— Begin —
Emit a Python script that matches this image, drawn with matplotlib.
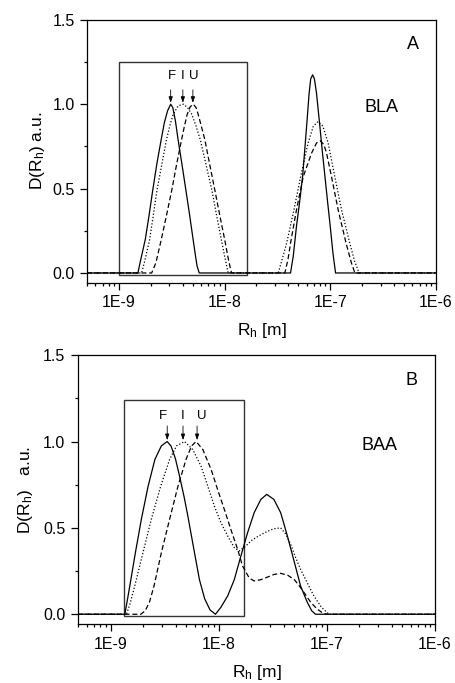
import numpy as np
import matplotlib
matplotlib.use('Agg')
import matplotlib.pyplot as plt
from matplotlib.patches import Rectangle
from matplotlib.ticker import FixedLocator, LogLocator, NullFormatter, MultipleLocator, FormatStrFormatter

plt.rcParams['font.family'] = ['Liberation Sans', 'DejaVu Sans']
plt.rcParams['mathtext.fontset'] = 'custom'
plt.rcParams['mathtext.rm'] = 'Liberation Sans'
plt.rcParams['mathtext.it'] = 'Liberation Sans'

# ── Size distributions, log10(Rh / m) vs D(Rh) ──────────────────
# panel A : BLA
bla_f_logr = [-9.3, -8.82, -8.80, -8.775, -8.75, -8.715, -8.68, -8.64, -8.60, -8.57, -8.54,
              -8.51, -8.49, -8.465, -8.44, -8.40, -8.366, -8.33, -8.297, -8.275, -8.26, -8.24,
              -7.376, -7.35, -7.32, -7.29, -7.262, -7.24, -7.224, -7.20, -7.185, -7.167,
              -7.15, -7.13, -7.098, -7.075, -7.05, -7.025, -7.0, -6.975, -6.95, -6.0]
bla_f_d = [0, 0, 0.06, 0.13, 0.2, 0.34, 0.49, 0.65, 0.79, 0.89, 0.96,
           1.0, 0.98, 0.9, 0.79, 0.63, 0.49, 0.34, 0.195, 0.1, 0.04, 0,
           0, 0.1, 0.275, 0.42, 0.57, 0.74, 0.867, 1.065, 1.15, 1.174,
           1.15, 1.065, 0.867, 0.72, 0.57, 0.42, 0.275, 0.12, 0, 0]

bla_i_logr = [-9.3, -8.785, -8.76, -8.71, -8.675, -8.64, -8.595, -8.55, -8.515, -8.486, -8.44,
              -8.39, -8.35, -8.31, -8.27, -8.23, -8.175, -8.12, -8.075, -8.03, -8.0, -7.98, -7.966,
              -7.493, -7.46, -7.413, -7.344, -7.28, -7.21, -7.16, -7.115, -7.07, -7.02,
              -6.957, -6.893, -6.815, -6.77, -6.727, -6.0]
bla_i_d = [0, 0, 0.06, 0.195, 0.34, 0.49, 0.64, 0.79, 0.88, 0.94, 0.99,
           1.0, 0.98, 0.94, 0.87, 0.79, 0.64, 0.49, 0.34, 0.195, 0.1, 0.04, 0,
           0, 0.07, 0.176, 0.373, 0.57, 0.77, 0.87, 0.897, 0.87, 0.77,
           0.57, 0.373, 0.176, 0.07, 0, 0]

bla_u_logr = [-9.3, -8.69, -8.65, -8.60, -8.55, -8.50, -8.455, -8.407, -8.38, -8.354, -8.325,
              -8.297, -8.27, -8.25, -8.22, -8.187, -8.14, -8.092, -8.045, -7.998, -7.97, -7.95, -7.934,
              -7.43, -7.40, -7.376, -7.32, -7.256, -7.177, -7.13, -7.092, -7.06, -7.035,
              -6.988, -6.925, -6.85, -6.80, -6.767, -6.0]
bla_u_d = [0, 0, 0.06, 0.195, 0.34, 0.49, 0.64, 0.79, 0.87, 0.94, 0.985,
           1.0, 0.98, 0.94, 0.87, 0.79, 0.64, 0.49, 0.34, 0.195, 0.1, 0.04, 0,
           0, 0.08, 0.176, 0.373, 0.57, 0.71, 0.77, 0.783, 0.76, 0.71,
           0.57, 0.373, 0.176, 0.06, 0, 0]

# panel B : BAA
baa_f_logr = [-9.3, -8.868, -8.845, -8.822, -8.77, -8.715, -8.653, -8.59, -8.53, -8.476, -8.44,
              -8.40, -8.362, -8.32, -8.285, -8.224, -8.178, -8.13, -8.08, -8.03, -7.98, -7.917,
              -7.856, -7.795, -7.733, -7.672, -7.61, -7.556, -7.49, -7.427, -7.365, -7.30,
              -7.243, -7.18, -7.14, -7.105, -6.0]
baa_f_d = [0, 0, 0.08, 0.164, 0.357, 0.55, 0.74, 0.896, 0.975, 1.0, 0.973,
           0.9, 0.80, 0.68, 0.568, 0.357, 0.2, 0.09, 0.025, 0, 0.04, 0.106,
           0.2, 0.337, 0.472, 0.588, 0.665, 0.694, 0.665, 0.588, 0.453, 0.30,
           0.164, 0.068, 0.02, 0, 0]

baa_i_logr = [-9.3, -8.853, -8.82, -8.776, -8.70, -8.623, -8.537, -8.454, -8.39, -8.316, -8.24,
              -8.163, -8.10, -8.04, -7.979, -7.917, -7.856, -7.81, -7.75, -7.69, -7.626, -7.55,
              -7.49, -7.427, -7.38, -7.335, -7.29, -7.243, -7.18, -7.12, -7.05, -6.98, -6.0]
baa_i_d = [0, 0, 0.06, 0.164, 0.357, 0.55, 0.74, 0.896, 0.975, 1.0, 0.954,
           0.857, 0.74, 0.626, 0.53, 0.453, 0.386, 0.366, 0.395, 0.43, 0.455, 0.48,
           0.495, 0.5, 0.465, 0.405, 0.33, 0.26, 0.18, 0.106, 0.04, 0, 0]

baa_u_logr = [-9.3, -8.72, -8.68, -8.64, -8.598, -8.53, -8.454, -8.377, -8.30, -8.25, -8.209,
              -8.147, -8.07, -8.009, -7.948, -7.887, -7.825, -7.78, -7.718, -7.673, -7.61,
              -7.55, -7.49, -7.427, -7.36, -7.30, -7.25, -7.21, -7.15, -7.09, -7.04, -7.0, -6.0]
baa_u_d = [0, 0, 0.02, 0.07, 0.164, 0.357, 0.55, 0.74, 0.9, 0.975, 1.0,
           0.954, 0.838, 0.72, 0.607, 0.49, 0.376, 0.28, 0.21, 0.193, 0.2,
           0.215, 0.23, 0.237, 0.225, 0.2, 0.16, 0.125, 0.07, 0.03, 0.008, 0, 0]

# arrows marking the main peaks (F, I, U)
bla_peak_logr = [-8.51, -8.395, -8.30]
baa_peak_logr = [-8.476, -8.33, -8.20]
peak_names = ['F', 'I', 'U']

# box around the monomer region: (log10 left, log10 right, top)
bla_box = (-9.0, -7.79, 1.25)
baa_box = (-8.88, -7.77, 1.24)

xticks = [1e-9, 1e-8, 1e-7, 1e-6]
xticklabels = ['1E-9', '1E-8', '1E-7', '1E-6']

fig = plt.figure(figsize=(4.56, 6.83), dpi=100)
axA = fig.add_axes([0.191, 0.586, 0.765, 0.385])
axB = fig.add_axes([0.171, 0.086, 0.783, 0.394])


def draw_panel(ax, f, i, u, peaks, box, tag, name, ylab, ypad, arrow_y, letter_y, letter_dx):
    for (lr, d), ls in zip([f, i, u], ['-', (0, (1, 1.6)), (0, (4, 2.2))]):
        ax.plot(10 ** np.array(lr), d, color='black', lw=0.9, ls=ls)
    x0, x1, top = box
    ax.add_patch(Rectangle((10 ** x0, -0.012), 10 ** x1 - 10 ** x0, top + 0.012,
                           fill=False, ec='#333333', lw=1.0))
    for p, nm, dx in zip(peaks, peak_names, letter_dx):
        ax.annotate('', xy=(10 ** p, 1.008), xytext=(10 ** p, arrow_y),
                    arrowprops=dict(arrowstyle='-|>,head_length=0.35,head_width=0.12',
                                    color='black', lw=0.6, shrinkA=0, shrinkB=0))
        ax.text(10 ** (p + dx), letter_y, nm, ha='center', va='center', fontsize=9.5)
    ax.text(0.935, 0.905, tag, transform=ax.transAxes, ha='center', va='center', fontsize=13)
    ax.text(0.845, 0.665, name, transform=ax.transAxes, ha='center', va='center', fontsize=13)

    ax.set_xscale('log')
    ax.set_xlim(5e-10, 1e-6)
    ax.set_ylim(-0.058, 1.5)
    ax.xaxis.set_major_locator(FixedLocator(xticks))
    ax.set_xticklabels(xticklabels)
    ax.xaxis.set_minor_locator(LogLocator(base=10, subs=np.arange(2, 10), numticks=20))
    ax.xaxis.set_minor_formatter(NullFormatter())
    ax.yaxis.set_major_locator(MultipleLocator(0.5))
    ax.yaxis.set_minor_locator(MultipleLocator(0.25))
    ax.yaxis.set_major_formatter(FormatStrFormatter('%.1f'))
    ax.tick_params(which='both', direction='out', top=False, right=False,
                   labelsize=11.5, width=0.9)
    ax.tick_params(which='major', length=5, pad=4)
    ax.tick_params(which='minor', length=2.5)
    for s in ax.spines.values():
        s.set_linewidth(0.9)
    ax.set_xlabel(r'R$_\mathregular{h}$ [m]', fontsize=12.5, labelpad=8)
    ax.set_ylabel(ylab, fontsize=12.5, labelpad=ypad)


draw_panel(axA, (bla_f_logr, bla_f_d), (bla_i_logr, bla_i_d), (bla_u_logr, bla_u_d),
           bla_peak_logr, bla_box, 'A', 'BLA', r'D(R$_\mathregular{h}$) a.u.', 4,
           1.085, 1.165, [0.01, 0.0, 0.01])
draw_panel(axB, (baa_f_logr, baa_f_d), (baa_i_logr, baa_i_d), (baa_u_logr, baa_u_d),
           baa_peak_logr, baa_box, 'B', 'BAA', r'D(R$_\mathregular{h}$)   a.u.', 6,
           1.09, 1.146, [-0.035, 0.0, 0.04])

fig.savefig('out.png', dpi=100)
— End —
WHAT YOU WILL DO:
Write out the lines from the start of the material to the line with "plt.rcParams['mathtext.it'] = 'Liberation", inclusive and exactly. Skip the pictures.

REPLY:
Emit a Python script that matches this image, drawn with matplotlib.
import numpy as np
import matplotlib
matplotlib.use('Agg')
import matplotlib.pyplot as plt
from matplotlib.patches import Rectangle
from matplotlib.ticker import FixedLocator, LogLocator, NullFormatter, MultipleLocator, FormatStrFormatter

plt.rcParams['font.family'] = ['Liberation Sans', 'DejaVu Sans']
plt.rcParams['mathtext.fontset'] = 'custom'
plt.rcParams['mathtext.rm'] = 'Liberation Sans'
plt.rcParams['mathtext.it'] = 'Liberation Sans'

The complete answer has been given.